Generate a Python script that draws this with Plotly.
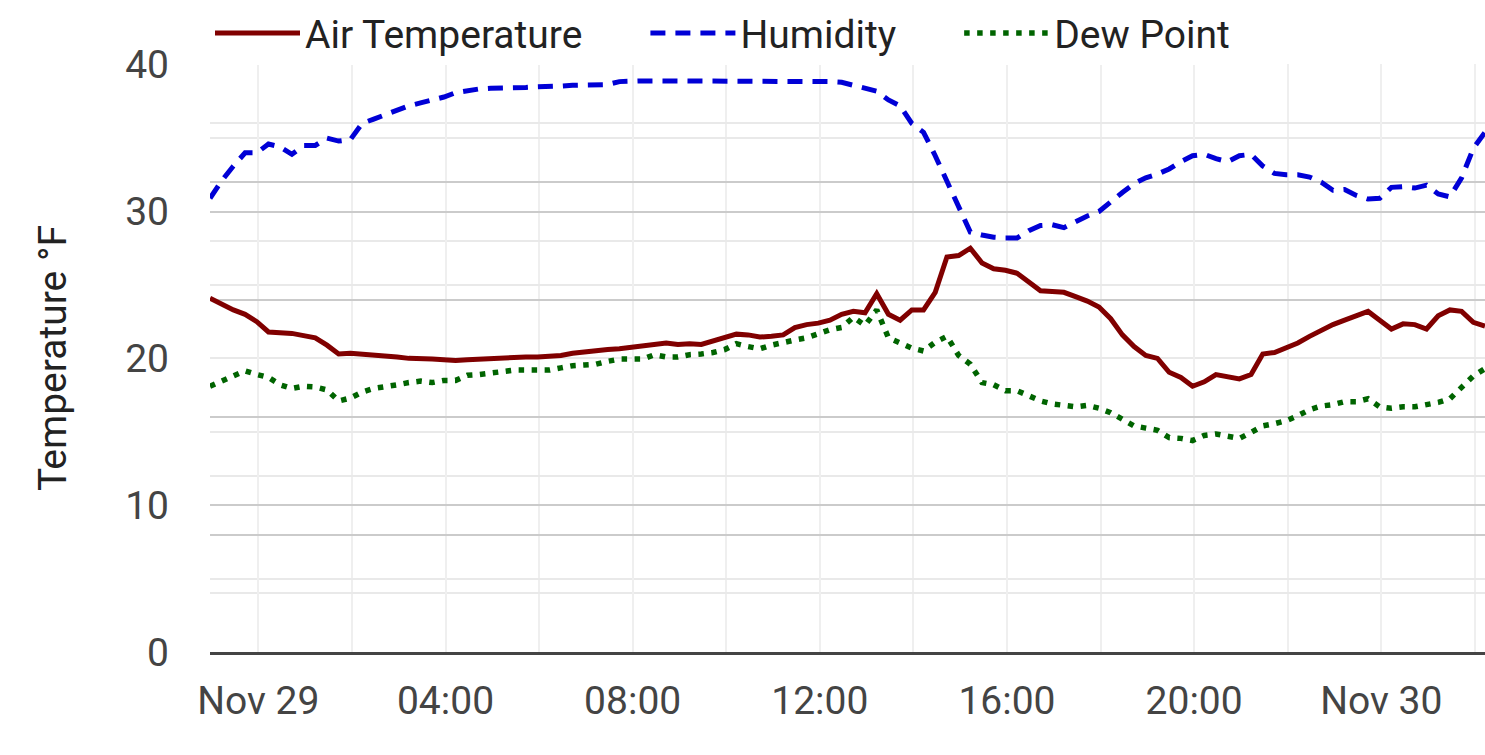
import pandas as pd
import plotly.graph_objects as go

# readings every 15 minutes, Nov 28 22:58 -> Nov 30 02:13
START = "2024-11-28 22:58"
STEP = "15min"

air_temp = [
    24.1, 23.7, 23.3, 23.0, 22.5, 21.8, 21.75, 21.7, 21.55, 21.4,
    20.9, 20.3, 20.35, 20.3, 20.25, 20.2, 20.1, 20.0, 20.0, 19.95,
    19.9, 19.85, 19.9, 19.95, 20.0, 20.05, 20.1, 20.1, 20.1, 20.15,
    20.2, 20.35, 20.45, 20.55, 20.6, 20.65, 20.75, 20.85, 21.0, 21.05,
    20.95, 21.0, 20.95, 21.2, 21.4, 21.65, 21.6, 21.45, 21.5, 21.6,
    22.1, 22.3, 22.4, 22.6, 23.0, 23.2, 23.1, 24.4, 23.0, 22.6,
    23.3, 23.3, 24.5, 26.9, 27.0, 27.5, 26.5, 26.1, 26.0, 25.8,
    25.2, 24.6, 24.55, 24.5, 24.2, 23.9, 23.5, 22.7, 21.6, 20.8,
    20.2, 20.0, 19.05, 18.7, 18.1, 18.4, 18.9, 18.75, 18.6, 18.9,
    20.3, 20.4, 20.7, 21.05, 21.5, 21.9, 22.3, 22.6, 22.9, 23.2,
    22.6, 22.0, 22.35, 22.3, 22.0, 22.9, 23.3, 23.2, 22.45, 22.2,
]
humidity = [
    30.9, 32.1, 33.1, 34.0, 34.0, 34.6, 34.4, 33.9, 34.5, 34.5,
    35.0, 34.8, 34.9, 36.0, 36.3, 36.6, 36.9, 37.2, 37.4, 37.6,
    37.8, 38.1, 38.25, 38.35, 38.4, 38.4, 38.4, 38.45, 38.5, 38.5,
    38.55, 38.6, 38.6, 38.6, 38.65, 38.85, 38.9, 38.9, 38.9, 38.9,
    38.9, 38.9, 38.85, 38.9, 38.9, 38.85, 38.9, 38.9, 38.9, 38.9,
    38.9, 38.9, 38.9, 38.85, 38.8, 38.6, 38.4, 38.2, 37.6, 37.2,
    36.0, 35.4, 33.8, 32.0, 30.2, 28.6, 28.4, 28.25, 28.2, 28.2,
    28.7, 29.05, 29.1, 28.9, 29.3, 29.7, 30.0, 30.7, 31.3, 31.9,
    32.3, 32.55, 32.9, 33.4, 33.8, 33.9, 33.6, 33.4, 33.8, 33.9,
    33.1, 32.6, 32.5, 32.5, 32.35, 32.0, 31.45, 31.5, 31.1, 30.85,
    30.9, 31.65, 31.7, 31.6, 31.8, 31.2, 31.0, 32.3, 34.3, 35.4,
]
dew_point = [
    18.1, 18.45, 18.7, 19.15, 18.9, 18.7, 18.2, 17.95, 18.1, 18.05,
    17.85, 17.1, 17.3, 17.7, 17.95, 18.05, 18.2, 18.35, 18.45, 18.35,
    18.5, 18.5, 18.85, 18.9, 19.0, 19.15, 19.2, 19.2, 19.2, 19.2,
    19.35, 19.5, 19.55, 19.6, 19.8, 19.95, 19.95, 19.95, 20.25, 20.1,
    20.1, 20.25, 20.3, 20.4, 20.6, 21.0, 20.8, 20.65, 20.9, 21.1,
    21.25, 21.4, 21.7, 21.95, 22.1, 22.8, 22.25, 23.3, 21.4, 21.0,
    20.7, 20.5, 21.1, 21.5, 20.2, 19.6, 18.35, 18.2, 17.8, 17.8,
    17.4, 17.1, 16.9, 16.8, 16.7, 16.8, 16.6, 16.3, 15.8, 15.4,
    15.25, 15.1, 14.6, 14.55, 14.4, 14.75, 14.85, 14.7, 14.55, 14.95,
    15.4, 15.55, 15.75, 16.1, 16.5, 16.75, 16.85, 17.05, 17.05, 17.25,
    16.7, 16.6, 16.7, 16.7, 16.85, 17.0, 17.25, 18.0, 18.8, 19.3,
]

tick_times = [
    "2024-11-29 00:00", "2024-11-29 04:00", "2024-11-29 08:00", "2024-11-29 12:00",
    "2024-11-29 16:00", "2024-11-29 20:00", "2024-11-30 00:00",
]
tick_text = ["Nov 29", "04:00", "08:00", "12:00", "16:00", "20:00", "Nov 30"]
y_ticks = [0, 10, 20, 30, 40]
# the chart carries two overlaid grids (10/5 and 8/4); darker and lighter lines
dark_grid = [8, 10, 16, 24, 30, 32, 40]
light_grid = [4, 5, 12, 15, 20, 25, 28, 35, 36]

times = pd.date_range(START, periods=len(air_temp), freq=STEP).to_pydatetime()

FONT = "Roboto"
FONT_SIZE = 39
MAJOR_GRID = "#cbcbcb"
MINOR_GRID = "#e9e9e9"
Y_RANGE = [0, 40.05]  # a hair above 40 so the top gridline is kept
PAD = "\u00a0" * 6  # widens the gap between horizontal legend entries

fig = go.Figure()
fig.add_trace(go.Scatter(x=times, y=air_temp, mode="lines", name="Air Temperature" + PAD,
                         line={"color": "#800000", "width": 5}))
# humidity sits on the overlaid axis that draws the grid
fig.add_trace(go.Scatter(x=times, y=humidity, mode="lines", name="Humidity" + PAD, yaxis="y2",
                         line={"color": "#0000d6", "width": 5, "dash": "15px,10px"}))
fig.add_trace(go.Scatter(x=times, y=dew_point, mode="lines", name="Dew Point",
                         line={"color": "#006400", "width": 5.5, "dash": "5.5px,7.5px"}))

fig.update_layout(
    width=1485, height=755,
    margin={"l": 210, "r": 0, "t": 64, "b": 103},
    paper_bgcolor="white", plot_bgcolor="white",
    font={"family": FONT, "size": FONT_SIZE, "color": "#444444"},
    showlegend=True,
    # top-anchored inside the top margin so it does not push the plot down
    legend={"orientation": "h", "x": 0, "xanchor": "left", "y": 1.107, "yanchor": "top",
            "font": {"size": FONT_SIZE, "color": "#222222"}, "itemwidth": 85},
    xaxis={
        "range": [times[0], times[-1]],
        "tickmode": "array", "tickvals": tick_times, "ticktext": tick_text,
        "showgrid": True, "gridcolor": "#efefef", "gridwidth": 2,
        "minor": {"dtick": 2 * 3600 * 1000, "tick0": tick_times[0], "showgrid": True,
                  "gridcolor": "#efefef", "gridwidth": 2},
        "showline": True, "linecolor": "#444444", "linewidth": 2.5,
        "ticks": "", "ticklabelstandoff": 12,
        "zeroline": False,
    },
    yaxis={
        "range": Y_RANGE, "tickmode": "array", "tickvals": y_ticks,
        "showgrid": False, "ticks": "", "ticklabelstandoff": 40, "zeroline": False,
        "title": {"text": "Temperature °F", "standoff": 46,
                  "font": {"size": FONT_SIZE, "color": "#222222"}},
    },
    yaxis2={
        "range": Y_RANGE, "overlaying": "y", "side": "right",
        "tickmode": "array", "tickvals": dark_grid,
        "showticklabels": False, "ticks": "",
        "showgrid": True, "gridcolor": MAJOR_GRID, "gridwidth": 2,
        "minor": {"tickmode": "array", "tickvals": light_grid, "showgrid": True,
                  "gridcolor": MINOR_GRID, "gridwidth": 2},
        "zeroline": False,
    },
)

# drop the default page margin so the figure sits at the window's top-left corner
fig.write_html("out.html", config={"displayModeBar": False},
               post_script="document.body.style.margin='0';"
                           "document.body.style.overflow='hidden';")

· · · · ·

◆ Task details ◆
Give the data above again in full and unchanged, skipping the pictures.

◆ Output of the task ◆
Generate a Python script that draws this with Plotly.
import pandas as pd
import plotly.graph_objects as go

# readings every 15 minutes, Nov 28 22:58 -> Nov 30 02:13
START = "2024-11-28 22:58"
STEP = "15min"

air_temp = [
    24.1, 23.7, 23.3, 23.0, 22.5, 21.8, 21.75, 21.7, 21.55, 21.4,
    20.9, 20.3, 20.35, 20.3, 20.25, 20.2, 20.1, 20.0, 20.0, 19.95,
    19.9, 19.85, 19.9, 19.95, 20.0, 20.05, 20.1, 20.1, 20.1, 20.15,
    20.2, 20.35, 20.45, 20.55, 20.6, 20.65, 20.75, 20.85, 21.0, 21.05,
    20.95, 21.0, 20.95, 21.2, 21.4, 21.65, 21.6, 21.45, 21.5, 21.6,
    22.1, 22.3, 22.4, 22.6, 23.0, 23.2, 23.1, 24.4, 23.0, 22.6,
    23.3, 23.3, 24.5, 26.9, 27.0, 27.5, 26.5, 26.1, 26.0, 25.8,
    25.2, 24.6, 24.55, 24.5, 24.2, 23.9, 23.5, 22.7, 21.6, 20.8,
    20.2, 20.0, 19.05, 18.7, 18.1, 18.4, 18.9, 18.75, 18.6, 18.9,
    20.3, 20.4, 20.7, 21.05, 21.5, 21.9, 22.3, 22.6, 22.9, 23.2,
    22.6, 22.0, 22.35, 22.3, 22.0, 22.9, 23.3, 23.2, 22.45, 22.2,
]
humidity = [
    30.9, 32.1, 33.1, 34.0, 34.0, 34.6, 34.4, 33.9, 34.5, 34.5,
    35.0, 34.8, 34.9, 36.0, 36.3, 36.6, 36.9, 37.2, 37.4, 37.6,
    37.8, 38.1, 38.25, 38.35, 38.4, 38.4, 38.4, 38.45, 38.5, 38.5,
    38.55, 38.6, 38.6, 38.6, 38.65, 38.85, 38.9, 38.9, 38.9, 38.9,
    38.9, 38.9, 38.85, 38.9, 38.9, 38.85, 38.9, 38.9, 38.9, 38.9,
    38.9, 38.9, 38.9, 38.85, 38.8, 38.6, 38.4, 38.2, 37.6, 37.2,
    36.0, 35.4, 33.8, 32.0, 30.2, 28.6, 28.4, 28.25, 28.2, 28.2,
    28.7, 29.05, 29.1, 28.9, 29.3, 29.7, 30.0, 30.7, 31.3, 31.9,
    32.3, 32.55, 32.9, 33.4, 33.8, 33.9, 33.6, 33.4, 33.8, 33.9,
    33.1, 32.6, 32.5, 32.5, 32.35, 32.0, 31.45, 31.5, 31.1, 30.85,
    30.9, 31.65, 31.7, 31.6, 31.8, 31.2, 31.0, 32.3, 34.3, 35.4,
]
dew_point = [
    18.1, 18.45, 18.7, 19.15, 18.9, 18.7, 18.2, 17.95, 18.1, 18.05,
    17.85, 17.1, 17.3, 17.7, 17.95, 18.05, 18.2, 18.35, 18.45, 18.35,
    18.5, 18.5, 18.85, 18.9, 19.0, 19.15, 19.2, 19.2, 19.2, 19.2,
    19.35, 19.5, 19.55, 19.6, 19.8, 19.95, 19.95, 19.95, 20.25, 20.1,
    20.1, 20.25, 20.3, 20.4, 20.6, 21.0, 20.8, 20.65, 20.9, 21.1,
    21.25, 21.4, 21.7, 21.95, 22.1, 22.8, 22.25, 23.3, 21.4, 21.0,
    20.7, 20.5, 21.1, 21.5, 20.2, 19.6, 18.35, 18.2, 17.8, 17.8,
    17.4, 17.1, 16.9, 16.8, 16.7, 16.8, 16.6, 16.3, 15.8, 15.4,
    15.25, 15.1, 14.6, 14.55, 14.4, 14.75, 14.85, 14.7, 14.55, 14.95,
    15.4, 15.55, 15.75, 16.1, 16.5, 16.75, 16.85, 17.05, 17.05, 17.25,
    16.7, 16.6, 16.7, 16.7, 16.85, 17.0, 17.25, 18.0, 18.8, 19.3,
]

tick_times = [
    "2024-11-29 00:00", "2024-11-29 04:00", "2024-11-29 08:00", "2024-11-29 12:00",
    "2024-11-29 16:00", "2024-11-29 20:00", "2024-11-30 00:00",
]
tick_text = ["Nov 29", "04:00", "08:00", "12:00", "16:00", "20:00", "Nov 30"]
y_ticks = [0, 10, 20, 30, 40]
# the chart carries two overlaid grids (10/5 and 8/4); darker and lighter lines
dark_grid = [8, 10, 16, 24, 30, 32, 40]
light_grid = [4, 5, 12, 15, 20, 25, 28, 35, 36]

times = pd.date_range(START, periods=len(air_temp), freq=STEP).to_pydatetime()

FONT = "Roboto"
FONT_SIZE = 39
MAJOR_GRID = "#cbcbcb"
MINOR_GRID = "#e9e9e9"
Y_RANGE = [0, 40.05]  # a hair above 40 so the top gridline is kept
PAD = "\u00a0" * 6  # widens the gap between horizontal legend entries

fig = go.Figure()
fig.add_trace(go.Scatter(x=times, y=air_temp, mode="lines", name="Air Temperature" + PAD,
                         line={"color": "#800000", "width": 5}))
# humidity sits on the overlaid axis that draws the grid
fig.add_trace(go.Scatter(x=times, y=humidity, mode="lines", name="Humidity" + PAD, yaxis="y2",
                         line={"color": "#0000d6", "width": 5, "dash": "15px,10px"}))
fig.add_trace(go.Scatter(x=times, y=dew_point, mode="lines", name="Dew Point",
                         line={"color": "#006400", "width": 5.5, "dash": "5.5px,7.5px"}))

fig.update_layout(
    width=1485, height=755,
    margin={"l": 210, "r": 0, "t": 64, "b": 103},
    paper_bgcolor="white", plot_bgcolor="white",
    font={"family": FONT, "size": FONT_SIZE, "color": "#444444"},
    showlegend=True,
    # top-anchored inside the top margin so it does not push the plot down
    legend={"orientation": "h", "x": 0, "xanchor": "left", "y": 1.107, "yanchor": "top",
            "font": {"size": FONT_SIZE, "color": "#222222"}, "itemwidth": 85},
    xaxis={
        "range": [times[0], times[-1]],
        "tickmode": "array", "tickvals": tick_times, "ticktext": tick_text,
        "showgrid": True, "gridcolor": "#efefef", "gridwidth": 2,
        "minor": {"dtick": 2 * 3600 * 1000, "tick0": tick_times[0], "showgrid": True,
                  "gridcolor": "#efefef", "gridwidth": 2},
        "showline": True, "linecolor": "#444444", "linewidth": 2.5,
        "ticks": "", "ticklabelstandoff": 12,
        "zeroline": False,
    },
    yaxis={
        "range": Y_RANGE, "tickmode": "array", "tickvals": y_ticks,
        "showgrid": False, "ticks": "", "ticklabelstandoff": 40, "zeroline": False,
        "title": {"text": "Temperature °F", "standoff": 46,
                  "font": {"size": FONT_SIZE, "color": "#222222"}},
    },
    yaxis2={
        "range": Y_RANGE, "overlaying": "y", "side": "right",
        "tickmode": "array", "tickvals": dark_grid,
        "showticklabels": False, "ticks": "",
        "showgrid": True, "gridcolor": MAJOR_GRID, "gridwidth": 2,
        "minor": {"tickmode": "array", "tickvals": light_grid, "showgrid": True,
                  "gridcolor": MINOR_GRID, "gridwidth": 2},
        "zeroline": False,
    },
)

# drop the default page margin so the figure sits at the window's top-left corner
fig.write_html("out.html", config={"displayModeBar": False},
               post_script="document.body.style.margin='0';"
                           "document.body.style.overflow='hidden';")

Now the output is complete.